▶ **PROBLEM**
Skip the pictures and extract all of the lines exactly as written.

▶ **INFORMATION SUPPLIED**
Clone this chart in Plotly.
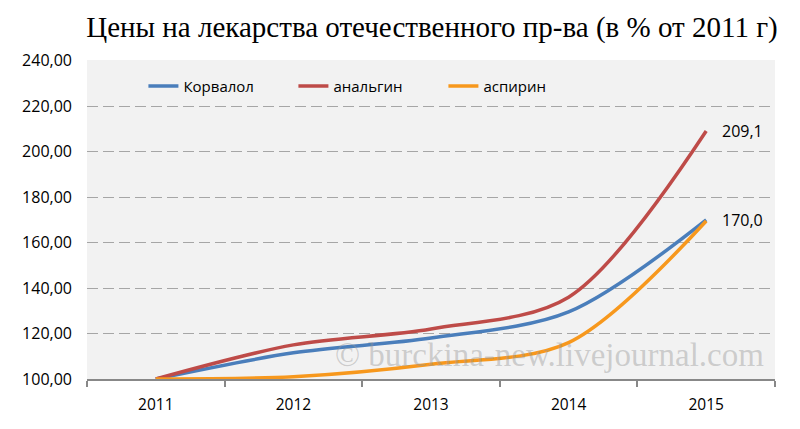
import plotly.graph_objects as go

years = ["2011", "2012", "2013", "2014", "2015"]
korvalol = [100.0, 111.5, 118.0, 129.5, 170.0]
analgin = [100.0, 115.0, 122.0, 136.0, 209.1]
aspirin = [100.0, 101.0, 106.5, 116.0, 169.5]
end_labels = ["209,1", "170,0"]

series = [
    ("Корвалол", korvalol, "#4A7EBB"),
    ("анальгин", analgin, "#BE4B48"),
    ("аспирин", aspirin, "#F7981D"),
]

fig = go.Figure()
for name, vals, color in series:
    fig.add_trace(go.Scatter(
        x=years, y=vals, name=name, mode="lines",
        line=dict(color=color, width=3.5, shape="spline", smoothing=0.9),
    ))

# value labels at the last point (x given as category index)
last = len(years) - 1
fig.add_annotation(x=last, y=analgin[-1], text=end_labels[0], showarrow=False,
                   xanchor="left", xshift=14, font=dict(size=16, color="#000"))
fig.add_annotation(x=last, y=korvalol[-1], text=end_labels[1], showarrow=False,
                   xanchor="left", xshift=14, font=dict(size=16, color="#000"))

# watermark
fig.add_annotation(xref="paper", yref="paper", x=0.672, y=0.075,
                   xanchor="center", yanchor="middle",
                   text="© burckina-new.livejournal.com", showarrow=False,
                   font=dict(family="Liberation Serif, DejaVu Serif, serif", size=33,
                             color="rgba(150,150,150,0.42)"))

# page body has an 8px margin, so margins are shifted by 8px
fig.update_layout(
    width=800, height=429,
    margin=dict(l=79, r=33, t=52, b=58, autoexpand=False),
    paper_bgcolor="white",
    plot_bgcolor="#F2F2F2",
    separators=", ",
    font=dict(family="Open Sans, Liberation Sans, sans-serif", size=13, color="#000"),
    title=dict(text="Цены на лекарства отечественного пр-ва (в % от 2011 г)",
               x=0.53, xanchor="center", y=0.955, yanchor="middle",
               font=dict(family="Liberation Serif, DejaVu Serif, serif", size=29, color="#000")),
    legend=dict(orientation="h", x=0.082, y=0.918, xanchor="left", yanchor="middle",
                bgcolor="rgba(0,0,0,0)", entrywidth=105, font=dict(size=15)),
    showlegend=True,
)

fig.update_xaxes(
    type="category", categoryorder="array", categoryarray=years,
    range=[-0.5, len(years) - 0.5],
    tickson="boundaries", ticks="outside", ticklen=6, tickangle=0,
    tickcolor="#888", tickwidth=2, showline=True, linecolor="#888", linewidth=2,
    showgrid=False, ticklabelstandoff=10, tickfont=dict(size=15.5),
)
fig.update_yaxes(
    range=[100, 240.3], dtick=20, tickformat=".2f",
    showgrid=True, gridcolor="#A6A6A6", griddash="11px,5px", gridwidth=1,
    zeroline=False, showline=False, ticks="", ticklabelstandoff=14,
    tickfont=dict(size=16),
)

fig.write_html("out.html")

▶ **EXERCISE OUTPUT**
Clone this chart in Plotly.
import plotly.graph_objects as go

years = ["2011", "2012", "2013", "2014", "2015"]
korvalol = [100.0, 111.5, 118.0, 129.5, 170.0]
analgin = [100.0, 115.0, 122.0, 136.0, 209.1]
aspirin = [100.0, 101.0, 106.5, 116.0, 169.5]
end_labels = ["209,1", "170,0"]

series = [
    ("Корвалол", korvalol, "#4A7EBB"),
    ("анальгин", analgin, "#BE4B48"),
    ("аспирин", aspirin, "#F7981D"),
]

fig = go.Figure()
for name, vals, color in series:
    fig.add_trace(go.Scatter(
        x=years, y=vals, name=name, mode="lines",
        line=dict(color=color, width=3.5, shape="spline", smoothing=0.9),
    ))

# value labels at the last point (x given as category index)
last = len(years) - 1
fig.add_annotation(x=last, y=analgin[-1], text=end_labels[0], showarrow=False,
                   xanchor="left", xshift=14, font=dict(size=16, color="#000"))
fig.add_annotation(x=last, y=korvalol[-1], text=end_labels[1], showarrow=False,
                   xanchor="left", xshift=14, font=dict(size=16, color="#000"))

# watermark
fig.add_annotation(xref="paper", yref="paper", x=0.672, y=0.075,
                   xanchor="center", yanchor="middle",
                   text="© burckina-new.livejournal.com", showarrow=False,
                   font=dict(family="Liberation Serif, DejaVu Serif, serif", size=33,
                             color="rgba(150,150,150,0.42)"))

# page body has an 8px margin, so margins are shifted by 8px
fig.update_layout(
    width=800, height=429,
    margin=dict(l=79, r=33, t=52, b=58, autoexpand=False),
    paper_bgcolor="white",
    plot_bgcolor="#F2F2F2",
    separators=", ",
    font=dict(family="Open Sans, Liberation Sans, sans-serif", size=13, color="#000"),
    title=dict(text="Цены на лекарства отечественного пр-ва (в % от 2011 г)",
               x=0.53, xanchor="center", y=0.955, yanchor="middle",
               font=dict(family="Liberation Serif, DejaVu Serif, serif", size=29, color="#000")),
    legend=dict(orientation="h", x=0.082, y=0.918, xanchor="left", yanchor="middle",
                bgcolor="rgba(0,0,0,0)", entrywidth=105, font=dict(size=15)),
    showlegend=True,
)

fig.update_xaxes(
    type="category", categoryorder="array", categoryarray=years,
    range=[-0.5, len(years) - 0.5],
    tickson="boundaries", ticks="outside", ticklen=6, tickangle=0,
    tickcolor="#888", tickwidth=2, showline=True, linecolor="#888", linewidth=2,
    showgrid=False, ticklabelstandoff=10, tickfont=dict(size=15.5),
)
fig.update_yaxes(
    range=[100, 240.3], dtick=20, tickformat=".2f",
    showgrid=True, gridcolor="#A6A6A6", griddash="11px,5px", gridwidth=1,
    zeroline=False, showline=False, ticks="", ticklabelstandoff=14,
    tickfont=dict(size=16),
)

fig.write_html("out.html")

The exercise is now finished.